## EXERCISE REQUIREMENTS
Everything in the listing should be restated word for word.

## GIVEN DATA

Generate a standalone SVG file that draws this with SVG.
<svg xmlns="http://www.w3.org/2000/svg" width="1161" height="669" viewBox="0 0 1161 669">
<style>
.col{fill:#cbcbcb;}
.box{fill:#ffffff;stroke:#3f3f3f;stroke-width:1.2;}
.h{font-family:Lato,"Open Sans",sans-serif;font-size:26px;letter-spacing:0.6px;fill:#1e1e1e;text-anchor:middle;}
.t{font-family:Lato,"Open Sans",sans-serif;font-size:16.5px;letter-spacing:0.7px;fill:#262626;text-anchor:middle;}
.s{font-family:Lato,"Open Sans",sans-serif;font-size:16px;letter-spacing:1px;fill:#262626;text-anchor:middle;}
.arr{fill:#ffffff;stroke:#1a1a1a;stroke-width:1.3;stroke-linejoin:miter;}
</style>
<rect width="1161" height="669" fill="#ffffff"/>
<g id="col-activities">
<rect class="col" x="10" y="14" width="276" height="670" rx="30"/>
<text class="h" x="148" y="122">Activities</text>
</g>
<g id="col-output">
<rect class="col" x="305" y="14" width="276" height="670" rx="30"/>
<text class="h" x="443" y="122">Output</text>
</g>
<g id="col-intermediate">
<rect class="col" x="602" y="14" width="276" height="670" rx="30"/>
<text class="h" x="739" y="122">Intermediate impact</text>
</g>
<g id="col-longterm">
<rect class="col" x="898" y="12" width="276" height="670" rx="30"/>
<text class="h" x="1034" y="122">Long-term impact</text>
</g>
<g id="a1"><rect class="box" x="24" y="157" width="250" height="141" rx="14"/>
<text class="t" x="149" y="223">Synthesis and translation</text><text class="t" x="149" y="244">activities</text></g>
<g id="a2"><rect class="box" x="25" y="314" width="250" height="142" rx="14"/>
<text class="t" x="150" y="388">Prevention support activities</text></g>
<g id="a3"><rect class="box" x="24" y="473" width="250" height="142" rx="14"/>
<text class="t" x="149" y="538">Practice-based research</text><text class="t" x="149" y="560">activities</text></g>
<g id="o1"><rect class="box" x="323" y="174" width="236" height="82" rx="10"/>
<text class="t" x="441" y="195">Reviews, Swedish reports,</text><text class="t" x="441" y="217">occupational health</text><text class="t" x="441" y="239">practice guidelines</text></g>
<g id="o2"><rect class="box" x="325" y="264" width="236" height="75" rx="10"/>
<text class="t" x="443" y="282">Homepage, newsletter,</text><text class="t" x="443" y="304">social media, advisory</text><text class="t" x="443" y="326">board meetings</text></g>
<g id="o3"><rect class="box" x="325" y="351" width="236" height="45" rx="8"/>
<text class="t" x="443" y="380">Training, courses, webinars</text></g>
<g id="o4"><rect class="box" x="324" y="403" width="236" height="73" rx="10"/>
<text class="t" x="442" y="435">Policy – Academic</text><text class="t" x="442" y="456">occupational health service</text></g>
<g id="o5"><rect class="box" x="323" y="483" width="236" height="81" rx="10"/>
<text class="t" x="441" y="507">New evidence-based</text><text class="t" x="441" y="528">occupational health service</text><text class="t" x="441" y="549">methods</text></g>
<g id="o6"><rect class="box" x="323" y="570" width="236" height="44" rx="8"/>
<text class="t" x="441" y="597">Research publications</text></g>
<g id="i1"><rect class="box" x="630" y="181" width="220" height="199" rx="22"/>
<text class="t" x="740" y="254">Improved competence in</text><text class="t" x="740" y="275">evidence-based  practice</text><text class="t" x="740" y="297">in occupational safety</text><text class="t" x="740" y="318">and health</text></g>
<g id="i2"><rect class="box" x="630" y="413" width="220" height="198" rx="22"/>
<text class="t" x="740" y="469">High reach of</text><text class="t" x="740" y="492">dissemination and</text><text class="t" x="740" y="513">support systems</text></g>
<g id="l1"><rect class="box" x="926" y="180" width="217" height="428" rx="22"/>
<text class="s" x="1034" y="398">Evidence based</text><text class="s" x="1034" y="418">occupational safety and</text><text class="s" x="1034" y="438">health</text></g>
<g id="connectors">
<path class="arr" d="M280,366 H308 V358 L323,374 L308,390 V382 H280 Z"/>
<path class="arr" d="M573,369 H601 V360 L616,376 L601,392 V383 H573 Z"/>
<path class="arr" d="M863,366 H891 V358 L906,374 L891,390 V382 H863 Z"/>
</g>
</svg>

## RESULT OF THIS EXERCISE
Generate a standalone SVG file that draws this with SVG.
<svg xmlns="http://www.w3.org/2000/svg" width="1161" height="669" viewBox="0 0 1161 669">
<style>
.col{fill:#cbcbcb;}
.box{fill:#ffffff;stroke:#3f3f3f;stroke-width:1.2;}
.h{font-family:Lato,"Open Sans",sans-serif;font-size:26px;letter-spacing:0.6px;fill:#1e1e1e;text-anchor:middle;}
.t{font-family:Lato,"Open Sans",sans-serif;font-size:16.5px;letter-spacing:0.7px;fill:#262626;text-anchor:middle;}
.s{font-family:Lato,"Open Sans",sans-serif;font-size:16px;letter-spacing:1px;fill:#262626;text-anchor:middle;}
.arr{fill:#ffffff;stroke:#1a1a1a;stroke-width:1.3;stroke-linejoin:miter;}
</style>
<rect width="1161" height="669" fill="#ffffff"/>
<g id="col-activities">
<rect class="col" x="10" y="14" width="276" height="670" rx="30"/>
<text class="h" x="148" y="122">Activities</text>
</g>
<g id="col-output">
<rect class="col" x="305" y="14" width="276" height="670" rx="30"/>
<text class="h" x="443" y="122">Output</text>
</g>
<g id="col-intermediate">
<rect class="col" x="602" y="14" width="276" height="670" rx="30"/>
<text class="h" x="739" y="122">Intermediate impact</text>
</g>
<g id="col-longterm">
<rect class="col" x="898" y="12" width="276" height="670" rx="30"/>
<text class="h" x="1034" y="122">Long-term impact</text>
</g>
<g id="a1"><rect class="box" x="24" y="157" width="250" height="141" rx="14"/>
<text class="t" x="149" y="223">Synthesis and translation</text><text class="t" x="149" y="244">activities</text></g>
<g id="a2"><rect class="box" x="25" y="314" width="250" height="142" rx="14"/>
<text class="t" x="150" y="388">Prevention support activities</text></g>
<g id="a3"><rect class="box" x="24" y="473" width="250" height="142" rx="14"/>
<text class="t" x="149" y="538">Practice-based research</text><text class="t" x="149" y="560">activities</text></g>
<g id="o1"><rect class="box" x="323" y="174" width="236" height="82" rx="10"/>
<text class="t" x="441" y="195">Reviews, Swedish reports,</text><text class="t" x="441" y="217">occupational health</text><text class="t" x="441" y="239">practice guidelines</text></g>
<g id="o2"><rect class="box" x="325" y="264" width="236" height="75" rx="10"/>
<text class="t" x="443" y="282">Homepage, newsletter,</text><text class="t" x="443" y="304">social media, advisory</text><text class="t" x="443" y="326">board meetings</text></g>
<g id="o3"><rect class="box" x="325" y="351" width="236" height="45" rx="8"/>
<text class="t" x="443" y="380">Training, courses, webinars</text></g>
<g id="o4"><rect class="box" x="324" y="403" width="236" height="73" rx="10"/>
<text class="t" x="442" y="435">Policy – Academic</text><text class="t" x="442" y="456">occupational health service</text></g>
<g id="o5"><rect class="box" x="323" y="483" width="236" height="81" rx="10"/>
<text class="t" x="441" y="507">New evidence-based</text><text class="t" x="441" y="528">occupational health service</text><text class="t" x="441" y="549">methods</text></g>
<g id="o6"><rect class="box" x="323" y="570" width="236" height="44" rx="8"/>
<text class="t" x="441" y="597">Research publications</text></g>
<g id="i1"><rect class="box" x="630" y="181" width="220" height="199" rx="22"/>
<text class="t" x="740" y="254">Improved competence in</text><text class="t" x="740" y="275">evidence-based  practice</text><text class="t" x="740" y="297">in occupational safety</text><text class="t" x="740" y="318">and health</text></g>
<g id="i2"><rect class="box" x="630" y="413" width="220" height="198" rx="22"/>
<text class="t" x="740" y="469">High reach of</text><text class="t" x="740" y="492">dissemination and</text><text class="t" x="740" y="513">support systems</text></g>
<g id="l1"><rect class="box" x="926" y="180" width="217" height="428" rx="22"/>
<text class="s" x="1034" y="398">Evidence based</text><text class="s" x="1034" y="418">occupational safety and</text><text class="s" x="1034" y="438">health</text></g>
<g id="connectors">
<path class="arr" d="M280,366 H308 V358 L323,374 L308,390 V382 H280 Z"/>
<path class="arr" d="M573,369 H601 V360 L616,376 L601,392 V383 H573 Z"/>
<path class="arr" d="M863,366 H891 V358 L906,374 L891,390 V382 H863 Z"/>
</g>
</svg>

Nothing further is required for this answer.